John Robinson’s Crime-Fiction PITFALL (written under the name Cameron Bane) will be available July 22!
[I]t’s time we talked about the thing that always said summertime to me, the lowly squirt gun. Growing up in the fifties there wasn’t a whole lot of variety to be found when it came to water warfare. You had four basic types, and three of them you could find anywhere: the Buck Rogers ray gun type, the tommygun (which looked great, but usually broke within the first half-hour of mortal combat), and then the holy of holies, the Luger style. They were usually cast in a bright green or yellow, but if you could find a black one you were literally King of the Street, and all the other kids had to bow at your presence. No matter its hue, the Luger squirt gun had a mean and nasty heft, and filled your hand like it was born there.

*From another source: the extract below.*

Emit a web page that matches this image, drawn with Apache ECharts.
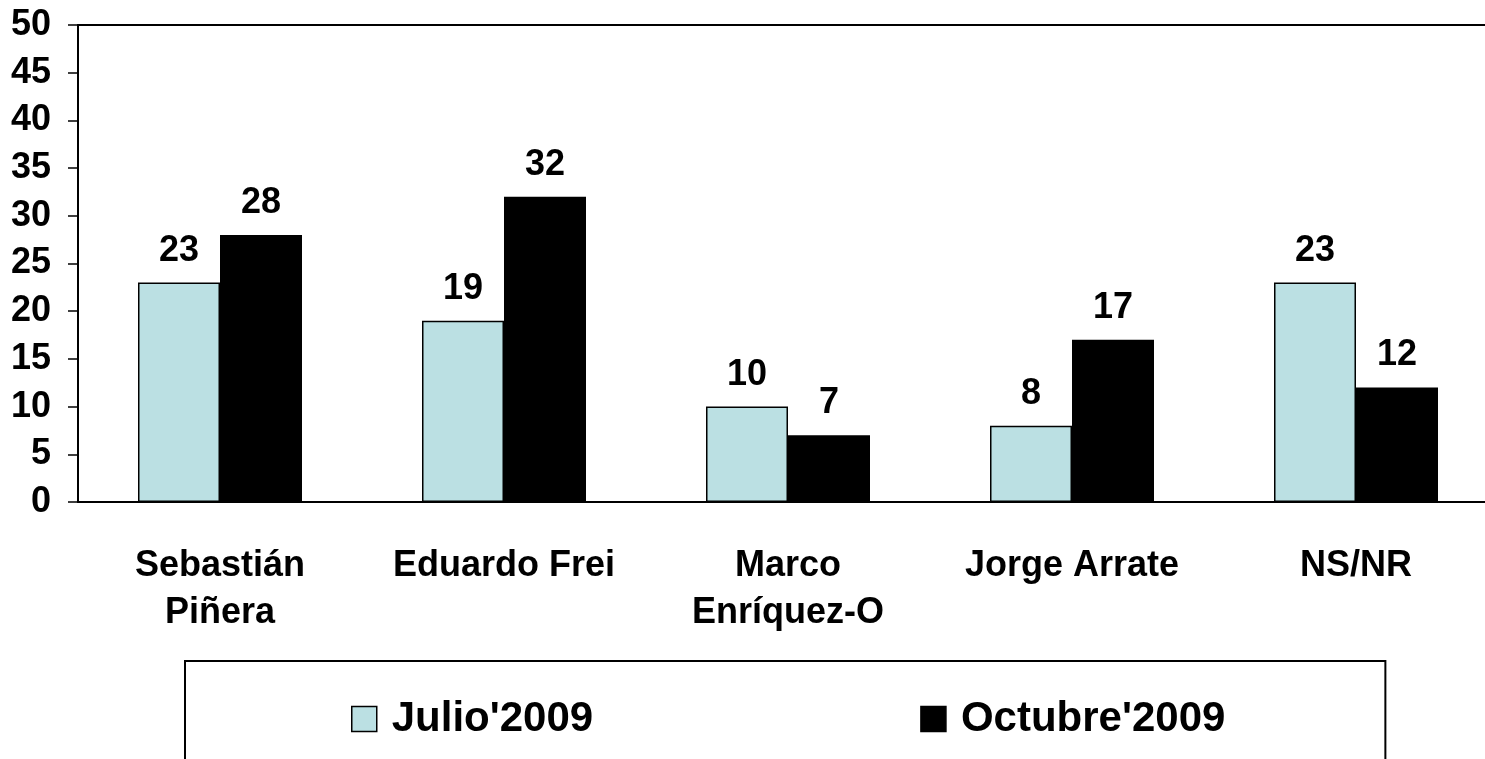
<!DOCTYPE html>
<html>
<head>
<meta charset="utf-8">
<script src="https://cdn.jsdelivr.net/npm/echarts@6/dist/echarts.min.js"></script>
<style>
  html, body { margin: 0; padding: 0; background: #fff; }
  #chart { width: 1485px; height: 759px; }
</style>
</head>
<body>
<div id="chart"></div>
<script>
const categories = ['Sebastián\nPiñera', 'Eduardo Frei', 'Marco\nEnríquez-O', 'Jorge Arrate', 'NS/NR'];
const julio = [23, 19, 10, 8, 23];
const octubre = [28, 32, 7, 17, 12];
const seriesNames = ["Julio'2009", "Octubre'2009"];

const font = 'Liberation Sans, Arial, sans-serif';
const chart = echarts.init(document.getElementById('chart'));

const option = {
  animation: false,
  grid: {
    left: 78,
    top: 25,
    right: -13,
    bottom: 257,
    containLabel: false,
    outerBoundsMode: 'none'
  },
  legend: {
    data: seriesNames,
    left: 185,
    top: 661,
    icon: 'rect',
    itemWidth: 25,
    itemHeight: 25,
    itemGap: 327,
    padding: [37, 160, 60, 166],
    borderColor: '#000',
    borderWidth: 2,
    itemStyle: { borderColor: '#000', borderWidth: 1.5 },
    textStyle: {
      fontFamily: font, fontWeight: 'bold', fontSize: 42, color: '#000',
      padding: [0, 0, 0, 10]
    }
  },
  xAxis: [{
    type: 'category',
    data: categories,
    axisLine: { lineStyle: { color: '#000', width: 2 } },
    axisTick: { length: 10, lineStyle: { color: '#000', width: 1.5 } },
    axisLabel: {
      margin: 41,
      fontFamily: font,
      fontWeight: 'bold',
      fontSize: 36,
      lineHeight: 47,
      color: '#000',
      interval: 0
    }
  }, {
    // top frame line of the plot area
    type: 'category',
    position: 'top',
    data: categories,
    axisLine: { show: true, lineStyle: { color: '#000', width: 2 } },
    axisTick: { show: false },
    axisLabel: { show: false }
  }],
  yAxis: {
    type: 'value',
    min: 0,
    max: 50,
    interval: 5,
    splitLine: { show: false },
    axisLine: { show: true, lineStyle: { color: '#000', width: 2 } },
    axisTick: { show: true, length: 10, lineStyle: { color: '#000', width: 1.5 } },
    axisLabel: {
      margin: 27,
      fontFamily: font,
      fontWeight: 'bold',
      fontSize: 36,
      color: '#000'
    }
  },
  series: [{
    name: seriesNames[0],
    type: 'bar',
    data: julio,
    barWidth: 82,
    barGap: '0%',
    itemStyle: { color: '#bbe0e3', borderColor: '#000', borderWidth: 1.5 },
    label: {
      show: true, position: 'top', distance: 14,
      fontFamily: font, fontWeight: 'bold', fontSize: 36, color: '#000'
    }
  }, {
    name: seriesNames[1],
    type: 'bar',
    data: octubre,
    barWidth: 82,
    barGap: '0%',
    itemStyle: { color: '#000', borderColor: '#000', borderWidth: 1.5 },
    label: {
      show: true, position: 'top', distance: 14,
      fontFamily: font, fontWeight: 'bold', fontSize: 36, color: '#000'
    }
  }]
};

chart.setOption(option);
</script>
</body>
</html>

But there was a fourth type, and as rare as neutronium: the Greenie-Meanie. True to their name, they were the hue of a lime LifeSaver, but their best feature was their compact size. A Greenie-Meanie could easily be concealed in you hand, and then through some its hellish design, fired covertly. Hence, their scarcity. Teachers—and their pawns, our parents—made sure they were hard to find, as the invariably made the last week of school actually bearable. Especially when you could nail the teacher’s pet, Faye Nicholson, right in the back of her neck from eight feet out. So as I said, they were rare, but if you found one–and could keep it–even a Lugar-bearer, would make room for you as you passed.
Nowadays we’re civilized, of course. A lad (or lass) brings a Greenie Meanie to school, it’s suspension and counseling. ‘Cause, yanno, first it’s shooting little Marty Welch in the back with a stream of water, then it’s parking a nine millimeter parabellum round in his brainpain. As Barney Fife used to say, “We have to nip it! Nip it in the bud!”